_Exercise_
Set down the material once more, exactly as it appears.

==*==

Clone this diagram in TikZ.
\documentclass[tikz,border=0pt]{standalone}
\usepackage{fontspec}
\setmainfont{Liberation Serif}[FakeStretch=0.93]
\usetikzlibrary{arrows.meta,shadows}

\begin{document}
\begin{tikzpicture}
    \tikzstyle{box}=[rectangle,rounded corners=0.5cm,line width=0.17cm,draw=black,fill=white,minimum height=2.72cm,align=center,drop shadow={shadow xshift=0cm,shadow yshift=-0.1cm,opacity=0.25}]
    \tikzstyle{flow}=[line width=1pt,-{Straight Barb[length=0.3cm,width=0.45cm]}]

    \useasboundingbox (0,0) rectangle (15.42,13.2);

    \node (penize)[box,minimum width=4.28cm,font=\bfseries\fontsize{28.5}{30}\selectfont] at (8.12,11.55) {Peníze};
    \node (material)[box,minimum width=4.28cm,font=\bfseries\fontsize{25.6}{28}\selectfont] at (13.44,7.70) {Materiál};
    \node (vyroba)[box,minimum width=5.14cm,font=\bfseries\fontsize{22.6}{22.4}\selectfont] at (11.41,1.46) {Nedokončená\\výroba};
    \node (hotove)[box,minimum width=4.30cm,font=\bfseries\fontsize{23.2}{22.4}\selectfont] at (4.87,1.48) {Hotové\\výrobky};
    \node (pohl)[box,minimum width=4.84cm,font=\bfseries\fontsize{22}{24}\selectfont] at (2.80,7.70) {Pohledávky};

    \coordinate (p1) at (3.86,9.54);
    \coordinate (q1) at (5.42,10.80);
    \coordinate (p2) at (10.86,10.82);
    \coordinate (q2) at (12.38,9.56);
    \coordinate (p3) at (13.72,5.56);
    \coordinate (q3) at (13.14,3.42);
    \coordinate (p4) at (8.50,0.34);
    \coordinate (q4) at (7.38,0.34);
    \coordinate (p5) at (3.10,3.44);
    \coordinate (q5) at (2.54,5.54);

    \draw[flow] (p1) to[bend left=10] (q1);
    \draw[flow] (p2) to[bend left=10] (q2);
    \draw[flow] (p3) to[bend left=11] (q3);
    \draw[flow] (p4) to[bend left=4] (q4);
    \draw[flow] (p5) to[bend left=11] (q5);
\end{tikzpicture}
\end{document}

==*==

_Exercise answer_
Clone this diagram in TikZ.
\documentclass[tikz,border=0pt]{standalone}
\usepackage{fontspec}
\setmainfont{Liberation Serif}[FakeStretch=0.93]
\usetikzlibrary{arrows.meta,shadows}

\begin{document}
\begin{tikzpicture}
    \tikzstyle{box}=[rectangle,rounded corners=0.5cm,line width=0.17cm,draw=black,fill=white,minimum height=2.72cm,align=center,drop shadow={shadow xshift=0cm,shadow yshift=-0.1cm,opacity=0.25}]
    \tikzstyle{flow}=[line width=1pt,-{Straight Barb[length=0.3cm,width=0.45cm]}]

    \useasboundingbox (0,0) rectangle (15.42,13.2);

    \node (penize)[box,minimum width=4.28cm,font=\bfseries\fontsize{28.5}{30}\selectfont] at (8.12,11.55) {Peníze};
    \node (material)[box,minimum width=4.28cm,font=\bfseries\fontsize{25.6}{28}\selectfont] at (13.44,7.70) {Materiál};
    \node (vyroba)[box,minimum width=5.14cm,font=\bfseries\fontsize{22.6}{22.4}\selectfont] at (11.41,1.46) {Nedokončená\\výroba};
    \node (hotove)[box,minimum width=4.30cm,font=\bfseries\fontsize{23.2}{22.4}\selectfont] at (4.87,1.48) {Hotové\\výrobky};
    \node (pohl)[box,minimum width=4.84cm,font=\bfseries\fontsize{22}{24}\selectfont] at (2.80,7.70) {Pohledávky};

    \coordinate (p1) at (3.86,9.54);
    \coordinate (q1) at (5.42,10.80);
    \coordinate (p2) at (10.86,10.82);
    \coordinate (q2) at (12.38,9.56);
    \coordinate (p3) at (13.72,5.56);
    \coordinate (q3) at (13.14,3.42);
    \coordinate (p4) at (8.50,0.34);
    \coordinate (q4) at (7.38,0.34);
    \coordinate (p5) at (3.10,3.44);
    \coordinate (q5) at (2.54,5.54);

    \draw[flow] (p1) to[bend left=10] (q1);
    \draw[flow] (p2) to[bend left=10] (q2);
    \draw[flow] (p3) to[bend left=11] (q3);
    \draw[flow] (p4) to[bend left=4] (q4);
    \draw[flow] (p5) to[bend left=11] (q5);
\end{tikzpicture}
\end{document}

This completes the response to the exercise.